De tirar o fôlego e baseado em uma história real, novo filme da Netflix vai mexer com sua cabeça

Abdicar de sonhos em nome de uma causa que pode ser maior que a própria vida talvez não seja uma atitude tão extrema assim. Diga-se o que se quiser dizer, mas a grande aspiração do homem é e sempre será o amor. Perceber-se tomado por um sentimento avassalador, que conforta ao mesmo tempo em que angustia, que desorienta enquanto joga luz sobre um lado nosso até então nebuloso, diáfano, temido, é das melhores experiências com que nos regala a grande aventura que é viver, e à medida que nos familiarizamos com essa nova sublime condição e que temos a certeza — a certeza possível — de que se a verdade alicerça todo o processo, passamos a reconhecer que o outro também merece desfrutar de tal prazer. Contudo, amor que se imagina passível de tantas racionalizações pode ser qualquer coisa, menos amor; uma vez que alguém se dá conta de que ama, pouco importa se é correspondido em igual proporção ou se se transforma no mais pascácio dos mortais e aceita a triste verdade da ilusão do amor. Só o que interessa mesmo é se deixar absorver por uma das evidências mais inequívocas de que o custoso estar no mundo não tem sido um caso perdido, uma luta em vão. Que a vida pode ser o oásis de acolhimento e deleite que quase todos merecemos.
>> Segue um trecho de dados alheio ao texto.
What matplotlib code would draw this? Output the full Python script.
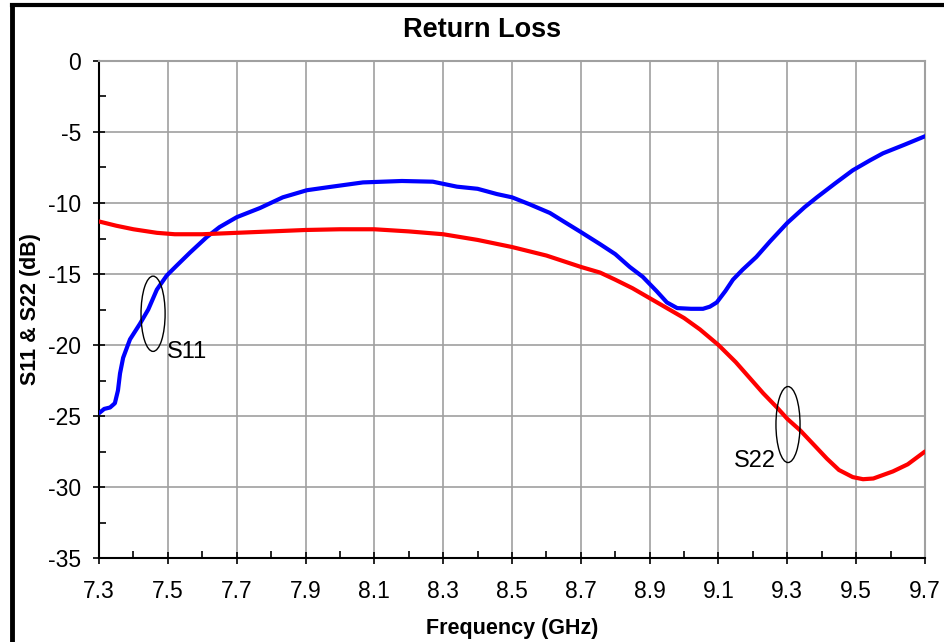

Embora o amor possa ser toda essa maravilha, envolver-se intimamente com outra pessoa termina pôr à mostra ângulos pouco auspiciosos — e mesmo terríveis — de alguém. David M. Rosenthal lança mão de um argumento singular para expor suas considerações acerca da mais humana das emoções. “Paixão Sufocante” (2022) se presta a espelhar sem falsas condescendências os vícios de uma relação, que como a maioria principia bem, e como boa parte delas degringola por uma razão nada desprezível. É esse o ponto sobre o qual o diretor quer se debruçar, mediante protagonistas cujo amor, nascido de maneira precipitada, como um arroubo, deixam-se levar pela mera sugestão desse sentimento, muito longe do que deveria ser — e efetivamente é — amar outra pessoa. Com ligeiras variações de intensidade, Rosenthal chega às sequências com que faz o espectador se reconhecer subitamente confuso, além daquelas que, sem trocadilho, tiram o fôlego, mérito da fotografia impecável de Thomas Hardmeier.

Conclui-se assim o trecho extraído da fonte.